Im Laufe des Montags wurden von tunesischen Medien nach und nach Trends und Zahlen aus unterschiedlichen Regionen veröffentlicht, ohne dass es dafür eine offizielle Bestätigung gab. Demnach liegt Ennahda im Großraum Tunis in einigen Wahlbüros deutlich vorn. In der zweitgrößten Stadt des Landes, Sfax, sollen sie sogar über 40 Prozent erreicht haben. Im Landesinneren, wo die Revolte gegen den im Januar gestürzten Präsidenten Zine el-Abidine Ben Ali ihren Ausgang nahm, nachdem sich im Dezember vergangenen Jahres in Sidi Bouzid ein Gemüsehändler selbst verbrannte, ist der Trend ähnlich.

Der Konflikt ist vorprogrammiert

Zweitstärkste Kraft wird wohl die Demokratische Fortschrittspartei PDP unter Generalsekretärin Maya Jribi und Parteigründer Nejib Chebbi sein. Die sozialdemokratisch-liberal orientierte Kraft, die bereits unter der Diktatur Ben Alis zugelassen war, lehnt eine Regierung der Nationalen Einheit unter der Beteiligung Ennahdas ab.

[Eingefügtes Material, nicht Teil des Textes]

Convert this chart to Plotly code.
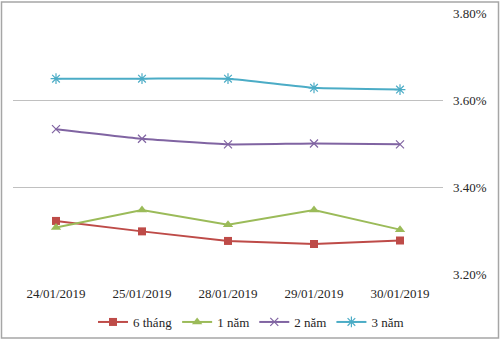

Der politische Konflikt ist damit vorprogrammiert.

Die Wahlbeteiligung lag bei über 90 Prozent der mehr als vier Millionen registrierten Wähler, so die Unabhängige Wahlbehörde ISIE am Sonntag Abend. Wie hoch sie bei denen war, die ohne Registrierung mit dem Personalausweis direkt zum Wahllokal des Ortes gingen, wurde noch nicht bekannt. Nur wer sich im Vorfeld registrierte, konnte, trotz abweichendem Wohnsitz in seinen Ausweispapieren, am tatsächlichen Wohnort seine Stimme abgeben. Alle anderen mussten dahin reisen, wo sie gemeldet sind.

Im allgemeinen seien die Wahlen ordentlich über die Bühne gegangen, bestätigte die Wahlbehörde. Allerdings wurden mancherorts die Wähler und Wählerinnen von Beobachtern einzelner Parteien bedrängt, ihrer Formation die Stimme zu geben. Gegen Ennahda liegen mehrere solcher Anzeigen vor.

Während sich die Parteien mit Kommentaren zurückhalten, bis das offizielle Ergebnis vorliegt, wurde vor allem unter Bloggern und in den Facebookgruppen, die einst die Jugend auf die Straße mobilisierten, die Furcht vor den Islamisten laut. "In den letzten Tagen habe ich nur eine Sorge, das Tunesien von morgen. Wie wird es sein? Wer wird es führen? Das Volk oder eine neue Diktatur? Ich bin beunruhigt … ich habe Angst meine Identität zu verlieren, ich habe Angst meine Rechte als Frau zu verlieren ...", schreibt die junge Bloggerin Zohra Ben Khoud.

In einem anderen Post heißt es: "Allen, die in Frankreich Ennahda gewählt haben, wünsche ich Marine Le Pen zur Präsidentin."